Images are excluded; otherwise, output every record exactly.

(Records with drawing code)
+--

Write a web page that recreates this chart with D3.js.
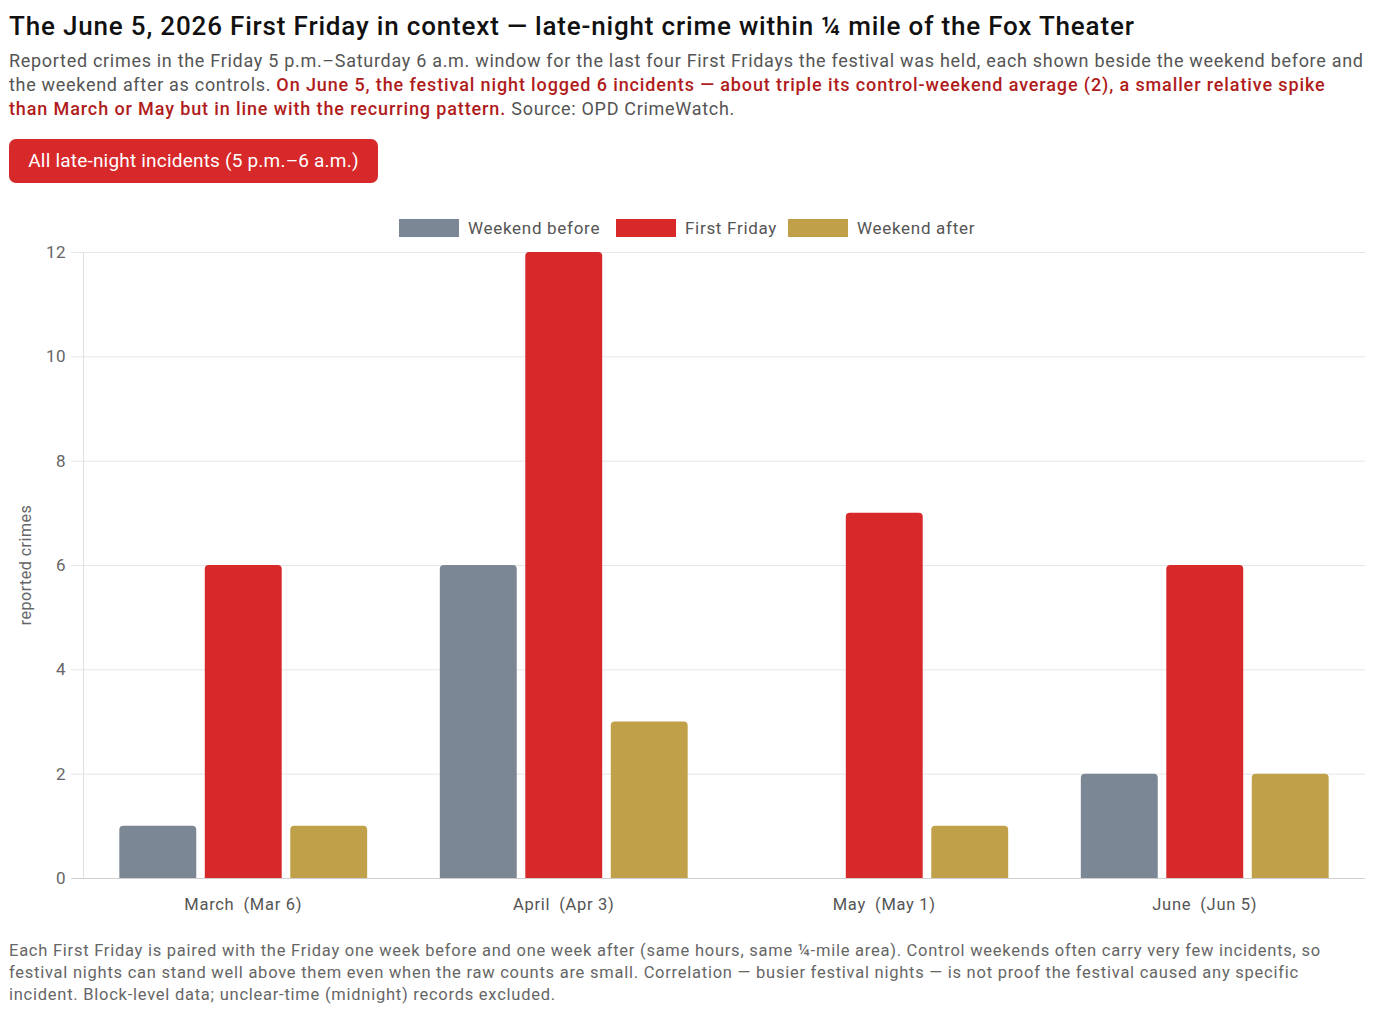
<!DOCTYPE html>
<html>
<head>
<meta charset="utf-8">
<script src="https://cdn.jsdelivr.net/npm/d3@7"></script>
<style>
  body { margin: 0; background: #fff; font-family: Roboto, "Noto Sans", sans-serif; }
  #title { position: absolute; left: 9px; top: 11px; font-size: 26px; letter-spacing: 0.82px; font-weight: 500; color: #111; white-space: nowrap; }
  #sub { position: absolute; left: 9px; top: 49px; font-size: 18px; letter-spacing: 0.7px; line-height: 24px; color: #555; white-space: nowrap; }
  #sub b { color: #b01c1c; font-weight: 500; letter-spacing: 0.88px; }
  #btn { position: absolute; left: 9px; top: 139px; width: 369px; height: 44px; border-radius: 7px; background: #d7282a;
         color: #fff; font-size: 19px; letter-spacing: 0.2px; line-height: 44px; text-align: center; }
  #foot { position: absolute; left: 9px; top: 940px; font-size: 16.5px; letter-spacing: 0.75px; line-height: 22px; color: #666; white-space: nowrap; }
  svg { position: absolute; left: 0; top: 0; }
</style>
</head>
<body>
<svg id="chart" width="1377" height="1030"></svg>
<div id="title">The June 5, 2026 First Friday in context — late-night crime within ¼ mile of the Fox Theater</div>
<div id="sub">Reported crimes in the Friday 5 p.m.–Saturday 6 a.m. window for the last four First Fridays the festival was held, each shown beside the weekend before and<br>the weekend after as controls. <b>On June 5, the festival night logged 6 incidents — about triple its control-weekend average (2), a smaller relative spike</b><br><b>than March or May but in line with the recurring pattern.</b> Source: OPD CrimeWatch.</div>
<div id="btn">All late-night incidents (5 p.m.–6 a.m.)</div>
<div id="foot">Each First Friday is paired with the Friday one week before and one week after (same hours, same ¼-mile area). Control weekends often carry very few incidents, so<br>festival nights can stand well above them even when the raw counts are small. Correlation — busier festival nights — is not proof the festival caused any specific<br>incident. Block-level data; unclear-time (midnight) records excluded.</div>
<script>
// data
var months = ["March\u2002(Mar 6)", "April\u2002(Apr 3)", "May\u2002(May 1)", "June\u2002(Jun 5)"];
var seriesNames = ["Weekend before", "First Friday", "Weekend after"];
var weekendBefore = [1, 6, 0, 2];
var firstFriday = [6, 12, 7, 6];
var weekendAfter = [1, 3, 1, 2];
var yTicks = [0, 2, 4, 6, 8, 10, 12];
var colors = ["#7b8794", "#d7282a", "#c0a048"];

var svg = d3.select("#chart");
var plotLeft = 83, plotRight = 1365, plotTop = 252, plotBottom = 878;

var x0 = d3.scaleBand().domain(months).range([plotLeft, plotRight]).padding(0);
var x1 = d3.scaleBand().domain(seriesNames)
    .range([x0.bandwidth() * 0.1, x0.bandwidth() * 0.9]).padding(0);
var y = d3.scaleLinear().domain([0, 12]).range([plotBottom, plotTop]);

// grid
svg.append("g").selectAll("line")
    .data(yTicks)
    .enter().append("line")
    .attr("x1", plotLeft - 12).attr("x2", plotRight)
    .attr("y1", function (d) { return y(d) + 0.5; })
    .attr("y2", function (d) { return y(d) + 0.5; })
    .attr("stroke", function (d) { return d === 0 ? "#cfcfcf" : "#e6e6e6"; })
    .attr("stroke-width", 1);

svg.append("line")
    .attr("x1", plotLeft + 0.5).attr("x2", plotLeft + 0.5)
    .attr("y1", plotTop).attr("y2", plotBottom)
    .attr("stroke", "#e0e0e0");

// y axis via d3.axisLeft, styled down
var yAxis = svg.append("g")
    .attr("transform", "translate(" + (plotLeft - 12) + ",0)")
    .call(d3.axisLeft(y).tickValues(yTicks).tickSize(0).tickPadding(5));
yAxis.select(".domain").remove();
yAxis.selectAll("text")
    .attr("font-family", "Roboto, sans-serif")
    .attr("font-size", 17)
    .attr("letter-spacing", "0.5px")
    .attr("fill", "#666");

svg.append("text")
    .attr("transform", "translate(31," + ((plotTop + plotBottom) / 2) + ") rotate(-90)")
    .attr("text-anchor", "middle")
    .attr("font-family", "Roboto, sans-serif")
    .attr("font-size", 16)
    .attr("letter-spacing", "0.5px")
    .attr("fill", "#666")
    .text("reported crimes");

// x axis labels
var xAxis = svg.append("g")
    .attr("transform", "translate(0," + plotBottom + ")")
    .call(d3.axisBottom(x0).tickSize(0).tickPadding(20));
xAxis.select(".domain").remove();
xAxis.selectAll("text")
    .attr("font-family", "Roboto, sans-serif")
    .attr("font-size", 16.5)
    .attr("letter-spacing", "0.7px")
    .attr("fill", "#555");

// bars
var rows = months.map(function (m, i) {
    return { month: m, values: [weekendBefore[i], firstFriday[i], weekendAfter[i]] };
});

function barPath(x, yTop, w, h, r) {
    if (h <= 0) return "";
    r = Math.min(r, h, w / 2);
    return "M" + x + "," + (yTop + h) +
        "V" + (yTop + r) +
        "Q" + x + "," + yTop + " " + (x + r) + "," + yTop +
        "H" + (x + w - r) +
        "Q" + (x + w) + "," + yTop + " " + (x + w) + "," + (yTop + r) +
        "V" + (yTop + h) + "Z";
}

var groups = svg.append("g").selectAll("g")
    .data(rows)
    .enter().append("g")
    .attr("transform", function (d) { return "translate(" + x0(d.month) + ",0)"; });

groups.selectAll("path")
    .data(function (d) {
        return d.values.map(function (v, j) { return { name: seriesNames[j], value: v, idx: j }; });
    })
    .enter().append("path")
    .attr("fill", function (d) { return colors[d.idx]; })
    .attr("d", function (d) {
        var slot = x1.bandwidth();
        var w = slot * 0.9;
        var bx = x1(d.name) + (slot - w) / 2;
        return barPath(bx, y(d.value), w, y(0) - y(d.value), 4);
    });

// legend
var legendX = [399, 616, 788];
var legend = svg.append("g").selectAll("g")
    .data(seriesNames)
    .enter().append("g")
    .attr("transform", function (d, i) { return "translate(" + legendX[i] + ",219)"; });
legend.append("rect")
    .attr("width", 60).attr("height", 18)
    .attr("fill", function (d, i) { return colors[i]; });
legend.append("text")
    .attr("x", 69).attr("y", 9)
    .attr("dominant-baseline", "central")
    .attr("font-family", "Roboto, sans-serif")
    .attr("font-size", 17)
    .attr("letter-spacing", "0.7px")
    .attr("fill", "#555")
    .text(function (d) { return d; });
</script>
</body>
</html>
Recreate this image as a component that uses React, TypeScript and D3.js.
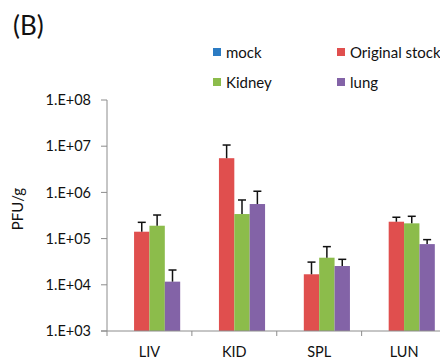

+--

(The answer)
Write a web page that recreates this chart with D3.js.
<!DOCTYPE html>
<html>
<head>
<meta charset="utf-8">
<script src="https://cdn.jsdelivr.net/npm/d3@7"></script>
<style>
  body { margin: 0; background: #fff; font-family: Roboto, "Noto Sans", sans-serif; }
  #title { position: absolute; left: 9px; top: 11px; font-size: 26px; letter-spacing: 0.82px; font-weight: 500; color: #111; white-space: nowrap; }
  #sub { position: absolute; left: 9px; top: 49px; font-size: 18px; letter-spacing: 0.7px; line-height: 24px; color: #555; white-space: nowrap; }
  #sub b { color: #b01c1c; font-weight: 500; letter-spacing: 0.88px; }
  #btn { position: absolute; left: 9px; top: 139px; width: 369px; height: 44px; border-radius: 7px; background: #d7282a;
         color: #fff; font-size: 19px; letter-spacing: 0.2px; line-height: 44px; text-align: center; }
  #foot { position: absolute; left: 9px; top: 940px; font-size: 16.5px; letter-spacing: 0.75px; line-height: 22px; color: #666; white-space: nowrap; }
  svg { position: absolute; left: 0; top: 0; }
</style>
</head>
<body>
<svg id="chart" width="1377" height="1030"></svg>
<div id="title">The June 5, 2026 First Friday in context — late-night crime within ¼ mile of the Fox Theater</div>
<div id="sub">Reported crimes in the Friday 5 p.m.–Saturday 6 a.m. window for the last four First Fridays the festival was held, each shown beside the weekend before and<br>the weekend after as controls. <b>On June 5, the festival night logged 6 incidents — about triple its control-weekend average (2), a smaller relative spike</b><br><b>than March or May but in line with the recurring pattern.</b> Source: OPD CrimeWatch.</div>
<div id="btn">All late-night incidents (5 p.m.–6 a.m.)</div>
<div id="foot">Each First Friday is paired with the Friday one week before and one week after (same hours, same ¼-mile area). Control weekends often carry very few incidents, so<br>festival nights can stand well above them even when the raw counts are small. Correlation — busier festival nights — is not proof the festival caused any specific<br>incident. Block-level data; unclear-time (midnight) records excluded.</div>
<script>
// data
var months = ["March\u2002(Mar 6)", "April\u2002(Apr 3)", "May\u2002(May 1)", "June\u2002(Jun 5)"];
var seriesNames = ["Weekend before", "First Friday", "Weekend after"];
var weekendBefore = [1, 6, 0, 2];
var firstFriday = [6, 12, 7, 6];
var weekendAfter = [1, 3, 1, 2];
var yTicks = [0, 2, 4, 6, 8, 10, 12];
var colors = ["#7b8794", "#d7282a", "#c0a048"];

var svg = d3.select("#chart");
var plotLeft = 83, plotRight = 1365, plotTop = 252, plotBottom = 878;

var x0 = d3.scaleBand().domain(months).range([plotLeft, plotRight]).padding(0);
var x1 = d3.scaleBand().domain(seriesNames)
    .range([x0.bandwidth() * 0.1, x0.bandwidth() * 0.9]).padding(0);
var y = d3.scaleLinear().domain([0, 12]).range([plotBottom, plotTop]);

// grid
svg.append("g").selectAll("line")
    .data(yTicks)
    .enter().append("line")
    .attr("x1", plotLeft - 12).attr("x2", plotRight)
    .attr("y1", function (d) { return y(d) + 0.5; })
    .attr("y2", function (d) { return y(d) + 0.5; })
    .attr("stroke", function (d) { return d === 0 ? "#cfcfcf" : "#e6e6e6"; })
    .attr("stroke-width", 1);

svg.append("line")
    .attr("x1", plotLeft + 0.5).attr("x2", plotLeft + 0.5)
    .attr("y1", plotTop).attr("y2", plotBottom)
    .attr("stroke", "#e0e0e0");

// y axis via d3.axisLeft, styled down
var yAxis = svg.append("g")
    .attr("transform", "translate(" + (plotLeft - 12) + ",0)")
    .call(d3.axisLeft(y).tickValues(yTicks).tickSize(0).tickPadding(5));
yAxis.select(".domain").remove();
yAxis.selectAll("text")
    .attr("font-family", "Roboto, sans-serif")
    .attr("font-size", 17)
    .attr("letter-spacing", "0.5px")
    .attr("fill", "#666");

svg.append("text")
    .attr("transform", "translate(31," + ((plotTop + plotBottom) / 2) + ") rotate(-90)")
    .attr("text-anchor", "middle")
    .attr("font-family", "Roboto, sans-serif")
    .attr("font-size", 16)
    .attr("letter-spacing", "0.5px")
    .attr("fill", "#666")
    .text("reported crimes");

// x axis labels
var xAxis = svg.append("g")
    .attr("transform", "translate(0," + plotBottom + ")")
    .call(d3.axisBottom(x0).tickSize(0).tickPadding(20));
xAxis.select(".domain").remove();
xAxis.selectAll("text")
    .attr("font-family", "Roboto, sans-serif")
    .attr("font-size", 16.5)
    .attr("letter-spacing", "0.7px")
    .attr("fill", "#555");

// bars
var rows = months.map(function (m, i) {
    return { month: m, values: [weekendBefore[i], firstFriday[i], weekendAfter[i]] };
});

function barPath(x, yTop, w, h, r) {
    if (h <= 0) return "";
    r = Math.min(r, h, w / 2);
    return "M" + x + "," + (yTop + h) +
        "V" + (yTop + r) +
        "Q" + x + "," + yTop + " " + (x + r) + "," + yTop +
        "H" + (x + w - r) +
        "Q" + (x + w) + "," + yTop + " " + (x + w) + "," + (yTop + r) +
        "V" + (yTop + h) + "Z";
}

var groups = svg.append("g").selectAll("g")
    .data(rows)
    .enter().append("g")
    .attr("transform", function (d) { return "translate(" + x0(d.month) + ",0)"; });

groups.selectAll("path")
    .data(function (d) {
        return d.values.map(function (v, j) { return { name: seriesNames[j], value: v, idx: j }; });
    })
    .enter().append("path")
    .attr("fill", function (d) { return colors[d.idx]; })
    .attr("d", function (d) {
        var slot = x1.bandwidth();
        var w = slot * 0.9;
        var bx = x1(d.name) + (slot - w) / 2;
        return barPath(bx, y(d.value), w, y(0) - y(d.value), 4);
    });

// legend
var legendX = [399, 616, 788];
var legend = svg.append("g").selectAll("g")
    .data(seriesNames)
    .enter().append("g")
    .attr("transform", function (d, i) { return "translate(" + legendX[i] + ",219)"; });
legend.append("rect")
    .attr("width", 60).attr("height", 18)
    .attr("fill", function (d, i) { return colors[i]; });
legend.append("text")
    .attr("x", 69).attr("y", 9)
    .attr("dominant-baseline", "central")
    .attr("font-family", "Roboto, sans-serif")
    .attr("font-size", 17)
    .attr("letter-spacing", "0.7px")
    .attr("fill", "#555")
    .text(function (d) { return d; });
</script>
</body>
</html>
Recreate this image as a component that uses React, TypeScript and D3.js.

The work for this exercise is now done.